JPEGMAFIA & Danny Brown, “Scaring the Hoes”

The radically caffeinated and overheated emcees’ new duet album achieves a cohesion that could only be described as alchemical magic.
Reviews

JPEGMAFIA & Danny Brown, Scaring the Hoes

The radically caffeinated and overheated emcees’ new duet album achieves a cohesion that could only be described as alchemical magic.

Words: A.D. Amorosi

March 28, 2023

JPEGMAFIA & Danny Brown
Scaring the Hoes
AWAL
ABOVE THE CURRENT

Perhaps the phrase “avant-garde rap” will scare off Drizzy lovers and Future fans, but too bad—what radically caffeinated and overheated emcees Danny Brown and JPEGMAFIA do on a regular basis is manically freeform and thoroughly leftfield. If that’s true of how they operate on their own, imagine the raucous interplay of a joint album such as this. If Scaring the Hoes was a jazz record, it would come from Anthony Braxton, not Dave Brubeck—simple as that. Free as that. Noisy as that, too.

With a conjoined set of lyrics touching on the scatological and the non-sequiturial (rap’s braggadocio of sex and consumerism meets bleak existentialism meets cryptocurrency), Brown seems to take the lead when it comes to the eerily and goofily comic on tracks such as “Burfict!” (I believe he’s coughing the lines “I’m weed whack / I’m a stand up”) and “Scaring the Hoes” (“Where the AutoTune at?”).
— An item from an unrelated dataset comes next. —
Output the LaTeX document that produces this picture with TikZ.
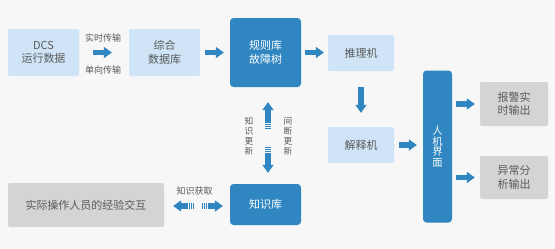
\documentclass[tikz,border=0pt]{standalone}
\usepackage{fontspec}
\setmainfont{Noto Sans CJK SC}
\usetikzlibrary{arrows.meta,calc}
\definecolor{bgc}{HTML}{F7F7F7}
\definecolor{dblue}{HTML}{2F86C1}
\definecolor{lblue}{HTML}{CFE5F7}
\definecolor{gbox}{HTML}{D5D4D4}
\definecolor{txt}{HTML}{5A5A5A}
\begin{document}
\begin{tikzpicture}[x=1pt,y=-1pt,
 box/.style={inner sep=0pt, align=center, font=\fontsize{11}{13.5}\selectfont, rounded corners=2pt},
 light/.style={box, fill=lblue, text=txt},
 dark/.style={box, fill=dblue, text=white, rounded corners=3.5pt},
 grey/.style={box, fill=gbox, text=txt},
 lbl/.style={font=\fontsize{9}{10}\selectfont, text=txt, inner sep=0pt, align=center},
 vlbl/.style={lbl, font=\fontsize{8.7}{9.9}\selectfont},
 barrow/.style={draw=dblue, line width=5.5pt, -{Triangle[width=11.5pt,length=8pt,line width=0pt]}, dash pattern=on 1.4pt off 0.6pt on 1.4pt off 0.6pt on 1.4pt off 0.6pt on 60pt}
]
\useasboundingbox (0,0) rectangle (555,249);
\fill[bgc] (0,0) rectangle (555,249);
\node[light, minimum width=71pt, minimum height=47pt] (dcs) at (43.5,52.5) {DCS\\运行数据};
\node[light, minimum width=71pt, minimum height=47pt] (zh) at (164.5,52.5) {综合\\数据库};
\node[dark, minimum width=71pt, minimum height=69pt] (gz) at (265.5,52.5) {规则库\\故障树};
\node[light, minimum width=66pt, minimum height=36pt] (tl) at (361,53) {推理机};
\node[light, minimum width=66pt, minimum height=36pt] (js) at (361,145) {解释机};
\node[dark, minimum width=29pt, minimum height=152pt, font=\fontsize{10.3}{10.6}\selectfont] (rj) at (437.5,146.5) {人\\机\\界\\面};
\node[grey, minimum width=68pt, minimum height=44pt] (bj) at (514,104) {报警实\\时输出};
\node[grey, minimum width=68pt, minimum height=43pt] (yc) at (514,177.5) {异常分\\析输出};
\node[dark, minimum width=71pt, minimum height=41pt] (zsk) at (265.5,204.5) {知识库};
\node[grey, minimum width=156pt, minimum height=44pt] (sj) at (86,205) {实际操作人员的经验交互};

\node[lbl] (lss) at (103,38) {实时传输};
\node[lbl] (ldx) at (103,70) {单向传输};
\node[lbl] (lhq) at (194.5,191) {知识获取};
\node[vlbl] (lgx) at (249,136) {知\\识\\更\\新};
\node[vlbl] (ljd) at (288,136) {间\\断\\更\\新};

\draw[barrow] ([xshift=14pt]dcs.east) -- ([xshift=-17pt]zh.west);
\draw[barrow] ([xshift=5pt]zh.east) -- ([xshift=-6pt]gz.west);
\draw[barrow] ([xshift=4pt]gz.east) -- ([xshift=-4pt]gz.east -| tl.west);
\draw[barrow] ([yshift=-16pt]tl.south) -- ([yshift=14pt]js.north);
\draw[barrow] ([xshift=5pt]js.east) -- ([xshift=-6pt]js.east -| rj.west);
\draw[barrow] ([xshift=4pt]bj.west -| rj.east) -- ([xshift=-5pt]bj.west);
\draw[barrow] ([xshift=4pt]yc.west -| rj.east) -- ([xshift=-5pt]yc.west);
\draw[barrow] ([xshift=2.5pt,yshift=-42pt]gz.south) -- ([xshift=2.5pt,yshift=-15pt]gz.south);
\draw[barrow] ([xshift=2.5pt,yshift=37pt]zsk.north) -- ([xshift=2.5pt,yshift=11pt]zsk.north);
\draw[barrow] ([xshift=30pt,yshift=-1pt]sj.east) -- ([xshift=9pt,yshift=-1pt]sj.east);
\draw[barrow] ([xshift=-28pt,yshift=-1.5pt]zsk.west) -- ([xshift=-7pt,yshift=-1.5pt]zsk.west);
\end{tikzpicture}
\end{document}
But don’t count out JPEG when it comes to the laugh lines (“First, fuck off, Elon Musk / Eight dollars too much”).

Beyond hoping to make sense of their colorful, druggy lyrical palate, the pair’s new duet album is about matching the textures of each rapper’s vocals to that of the tracks’ instrumental vibe; finding a way to place JPEG’s bark and Brown’s whinnying to a scorched-earth soundscape that includes breezy jazz breaks and broken-angled rhythms (“Jack Harlow Combo Meal”), moments of holy-rolling R&B (“God Loves You”), metallic combine-churning (“Fentanyl Tester”), and such.

How one fast, frantic rapper—let alone two—could parse the cluttered sonic landscape of chanted Japanese vocals, scratching DJs, grungy guitars, noisy horn bolts, and splinted drum sound, all sped up and slowed down without schematic or reason, and make something as cohesive as Scaring the Hoes is a form of alchemical magic that modern day hip-hop too rarely allows.